MONTRÉAL — Les grands syndicats du secteur de la santé crient victoire à la suite d’une décision du Tribunal administratif du travail (TAT) qui confirme que le ministère de la Santé et des Services sociaux a «négocié de mauvaise foi» lorsqu’il a offert des primes aux employés du réseau de la santé sans consulter les représentants syndicaux pendant la pandémie.

Dans son jugement rendu mardi, la juge du TAT Myriam Bédard constate que «le Comité patronal de négociation du secteur de la santé et des services sociaux (CPNSSS),le Gouvernement du Québec – Direction des relations professionnelles – Conseil du trésor et le ministre de la Santé et des Services sociaux ont contrevenu aux articles 12 et 53 du Code du travail en entravant les activités syndicales des associations demanderesses et en faisant défaut de négocier de bonne foi».

La FSSS-CSN, la FSQ-CSQ, la FIQ, le SQEES-FTQ et le SCFP avaient saisi le Tribunal en novembre 2021 pour dénoncer le recours aux arrêtés ministériels et à l’état d’urgence sanitaire pour offrir des primes aux employés du réseau de la santé en faisant fi des dispositions des conventions collectives.

Dans les semaines précédentes, le gouvernement avait annoncé un plan d’un milliard de dollars visant à recruter, notamment, des infirmières. Ce plan prévoyait des primes allant de 12 000 $ à 18 000 $ pour les infirmières travaillant à temps plein.

Or, les syndicats allèguent n’avoir jamais été consultés avant l’annonce de ces mesures et déplorent que des décisions ont été prises même si des ententes de principes avaient été conclues quelques semaines auparavant pour le renouvellement des conventions collectives.

La juge Bédard leur a finalement donné raison. «Cette annonce gouvernementale, confirmée dans un arrêté ministériel adopté sous le couvert de l’urgence sanitaire, entrave de plein fouet l’activité syndicale. Même si l’absence d’intention de nuire pouvait être démontrée, ce qui n’est pas le cas, il faudrait conclure à une imprudence grave dont le Gouvernement, interlocuteur aguerri, ne pouvait ignorer les conséquences», écrit-elle dans sa décision.

«La stratégie du gouvernement était irrespectueuse envers les professionnelles en soins. Non seulement cette attitude antisyndicale contrevient aux lois, mais elle s’est aussi révélée totalement inefficace et n’a pas permis d’enrayer la pénurie de main-d’œuvre. La pression est toujours aussi forte sur les professionnelles en soins du réseau public, soutiennent les leaders des organisations syndicales dans un communiqué conjoint, publié mercredi.

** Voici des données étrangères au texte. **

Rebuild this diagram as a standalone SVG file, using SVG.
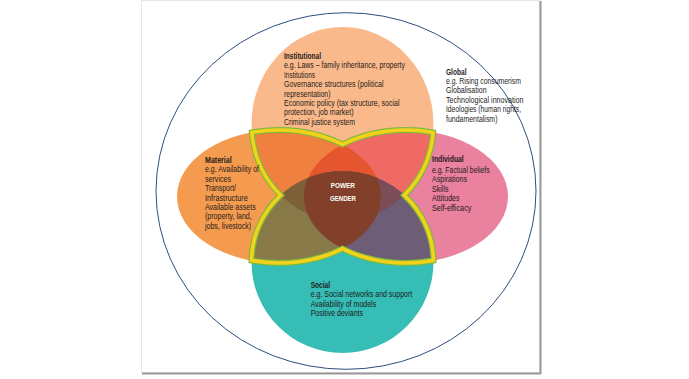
<svg xmlns="http://www.w3.org/2000/svg" width="689" height="379" viewBox="0 0 689 379">
<style>
  text { font-family: "Liberation Sans", Arial, sans-serif; font-size: 8.6px; fill: #1e1b1c; }
  .b { font-weight: bold; }
  .w { fill: #ffffff; font-weight: bold; font-size: 8px; }
  .yel { fill: none; stroke-linejoin: miter; }
</style>
<defs>
  <clipPath id="cT"><ellipse cx="342.5" cy="124" rx="91" ry="97"/></clipPath>
  <clipPath id="cB"><ellipse cx="342.5" cy="262" rx="91" ry="91"/></clipPath>
  <clipPath id="cL"><ellipse cx="279" cy="196.5" rx="102" ry="66.5"/></clipPath>
  <clipPath id="cR"><ellipse cx="406" cy="196.5" rx="102" ry="66.5"/></clipPath>
</defs>
<rect width="689" height="379" fill="#ffffff"/>
<g id="panel">
  <rect x="141.5" y="0.5" width="398" height="372" fill="#ffffff" stroke="#e6e6e6" stroke-width="1"/>
  <line x1="540.5" y1="1" x2="540.5" y2="374" stroke="#9a9a9a" stroke-width="2"/>
  <line x1="142" y1="373.5" x2="541" y2="373.5" stroke="#9a9a9a" stroke-width="2"/>
</g>
<g id="global">
  <ellipse cx="346" cy="191" rx="190" ry="178.3" fill="none" stroke="#2c4f7c" stroke-width="1"/>
</g>
<g id="institutional"><ellipse cx="342.5" cy="124" rx="91" ry="97" fill="#fab98a"/></g>
<g id="social"><ellipse cx="342.5" cy="262" rx="91" ry="91" fill="#36bdb5"/></g>
<g id="material"><ellipse cx="279" cy="196.5" rx="102" ry="66.5" fill="#f59b50"/></g>
<g id="individual"><ellipse cx="406" cy="196.5" rx="102" ry="66.5" fill="#ea819f"/></g>
<g id="overlaps">
  <g clip-path="url(#cT)"><ellipse cx="279" cy="196.5" rx="102" ry="66.5" fill="#ef8040"/></g>
  <g clip-path="url(#cT)"><ellipse cx="406" cy="196.5" rx="102" ry="66.5" fill="#ef6a64"/></g>
  <g clip-path="url(#cB)"><ellipse cx="279" cy="196.5" rx="102" ry="66.5" fill="#887a48"/></g>
  <g clip-path="url(#cB)"><ellipse cx="406" cy="196.5" rx="102" ry="66.5" fill="#6d5d77"/></g>
  <g clip-path="url(#cT)"><g clip-path="url(#cL)"><ellipse cx="406" cy="196.5" rx="102" ry="66.5" fill="#e5562f"/></g></g>
  <g clip-path="url(#cT)"><g clip-path="url(#cB)"><ellipse cx="279" cy="196.5" rx="102" ry="66.5" fill="#7d6038"/></g></g>
  <g clip-path="url(#cT)"><g clip-path="url(#cB)"><ellipse cx="406" cy="196.5" rx="102" ry="66.5" fill="#7a4d58"/></g></g>
  <g clip-path="url(#cL)"><g clip-path="url(#cR)"><ellipse cx="342.5" cy="262" rx="91" ry="91" fill="#82402a"/></g></g>
</g>
<g id="power-gender">
  <path class="yel" stroke="#7dba3c" stroke-width="6" d="M251.85,132.4 A102,66.5 0 0 1 342.5,144.46 A102,66.5 0 0 1 433.15,132.4 A91,97 0 0 1 404.3,195.2 A91,91 0 0 1 433.5,260.5 A102,66.5 0 0 1 342.5,248.54 A102,66.5 0 0 1 251.5,260.5 A91,91 0 0 1 280.7,195.2 A91,97 0 0 1 251.85,132.4 Z"/>
  <path class="yel" stroke="#f4d21c" stroke-width="3.6" d="M251.85,132.4 A102,66.5 0 0 1 342.5,144.46 A102,66.5 0 0 1 433.15,132.4 A91,97 0 0 1 404.3,195.2 A91,91 0 0 1 433.5,260.5 A102,66.5 0 0 1 342.5,248.54 A102,66.5 0 0 1 251.5,260.5 A91,91 0 0 1 280.7,195.2 A91,97 0 0 1 251.85,132.4 Z"/>
  <text class="w" x="330.7" y="188.2" textLength="24.3" lengthAdjust="spacingAndGlyphs">POWER</text>
  <text class="w" x="330" y="200.8" textLength="26" lengthAdjust="spacingAndGlyphs">GENDER</text>
</g>
<g id="institutional-text">
  <text class="b" x="284" y="58.8" textLength="37" lengthAdjust="spacingAndGlyphs">Institutional</text>
  <text x="284" y="68.2" textLength="121" lengthAdjust="spacingAndGlyphs">e.g. Laws – family inheritance, property</text>
  <text x="284" y="77.6" textLength="31" lengthAdjust="spacingAndGlyphs">Institutions</text>
  <text x="284" y="87" textLength="99.5" lengthAdjust="spacingAndGlyphs">Governance structures (political</text>
  <text x="284" y="96.5" textLength="46.5" lengthAdjust="spacingAndGlyphs">representation)</text>
  <text x="284" y="106" textLength="115.5" lengthAdjust="spacingAndGlyphs">Economic policy (tax structure, social</text>
  <text x="284" y="115.4" textLength="69.5" lengthAdjust="spacingAndGlyphs">protection, job market)</text>
  <text x="284" y="124.9" textLength="71" lengthAdjust="spacingAndGlyphs">Criminal justice system</text>
</g>
<g id="global-text">
  <text class="b" x="446" y="74.8" textLength="20.5" lengthAdjust="spacingAndGlyphs">Global</text>
  <text x="446" y="84" textLength="75" lengthAdjust="spacingAndGlyphs">e.g. Rising consumerism</text>
  <text x="446" y="93.3" textLength="40.6" lengthAdjust="spacingAndGlyphs">Globalisation</text>
  <text x="446" y="102.6" textLength="77.5" lengthAdjust="spacingAndGlyphs">Technological innovation</text>
  <text x="446" y="112.2" textLength="75" lengthAdjust="spacingAndGlyphs">Ideologies (human rights,</text>
  <text x="446" y="121.5" textLength="51.5" lengthAdjust="spacingAndGlyphs">fundamentalism)</text>
</g>
<g id="material-text">
  <text class="b" x="205" y="162.5" textLength="26.7" lengthAdjust="spacingAndGlyphs">Material</text>
  <text x="205" y="172.2" textLength="54" lengthAdjust="spacingAndGlyphs">e.g. Availability of</text>
  <text x="205" y="181.5" textLength="26" lengthAdjust="spacingAndGlyphs">services</text>
  <text x="205" y="190.9" textLength="31" lengthAdjust="spacingAndGlyphs">Transport/</text>
  <text x="205" y="200.5" textLength="42.7" lengthAdjust="spacingAndGlyphs">Infrastructure</text>
  <text x="205" y="209.9" textLength="50.7" lengthAdjust="spacingAndGlyphs">Available assets</text>
  <text x="205" y="219.2" textLength="46.7" lengthAdjust="spacingAndGlyphs">(property, land,</text>
  <text x="205" y="228.9" textLength="46" lengthAdjust="spacingAndGlyphs">jobs, livestock)</text>
</g>
<g id="individual-text">
  <text class="b" x="432" y="162.2" textLength="31.7" lengthAdjust="spacingAndGlyphs">Individual</text>
  <text x="432" y="172.5" textLength="57.7" lengthAdjust="spacingAndGlyphs">e.g. Factual beliefs</text>
  <text x="432" y="181.9" textLength="35" lengthAdjust="spacingAndGlyphs">Aspirations</text>
  <text x="432" y="191.5" textLength="16.5" lengthAdjust="spacingAndGlyphs">Skills</text>
  <text x="432" y="200.5" textLength="27.6" lengthAdjust="spacingAndGlyphs">Attitudes</text>
  <text x="432" y="210.5" textLength="39.4" lengthAdjust="spacingAndGlyphs">Self-efficacy</text>
</g>
<g id="social-text">
  <text class="b" x="310.7" y="287.5" textLength="19.4" lengthAdjust="spacingAndGlyphs">Social</text>
  <text x="310.7" y="296.9" textLength="101.5" lengthAdjust="spacingAndGlyphs">e.g. Social networks and support</text>
  <text x="310.7" y="306.5" textLength="65.5" lengthAdjust="spacingAndGlyphs">Availability of models</text>
  <text x="310.7" y="315.5" textLength="52.3" lengthAdjust="spacingAndGlyphs">Positive deviants</text>
</g>
</svg>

«Cela prouve que si des investissements importants sont nécessaires pour attirer et retenir la main-d’œuvre, les mesures doivent être convenues avec les représentants syndicaux afin qu’elles répondent véritablement aux besoins des travailleurs et travailleuses sur le terrain et à ceux des patients.»

À la lumière de ces constats, le TAT ordonne donc au ministre de la Santé, Christian Dubé, de cesser d’entraver les activités syndicales et d’arrêter de négocier de mauvaise foi.

Dans une déclaration écrite transmise à La Presse Canadienne mercredi, le cabinet du ministre Dubé tient à rappeler le «contexte exceptionnel» dans lesquelles ces mesures ont été prises.

«En pleine vague Omicron, le gouvernement se démenait pour trouver des solutions sur le terrain et améliorer la situation des travailleurs de la santé en leur offrant des primes. On devait avoir le plus d’employés possible sur le terrain», justifie le cabinet du ministre.

Les leaders syndicaux demandaient plutôt au gouvernement de «reconnaître que son attitude était inacceptable et (de) changer sa façon de travailler, notamment en vue de la prochaine négociation nationale».

Les syndicats de la santé envisagent par ailleurs déjà de contester de la même façon les mesures annoncées unilatéralement pour l’été, dont les conditions étaient «beaucoup trop restrictives» selon eux.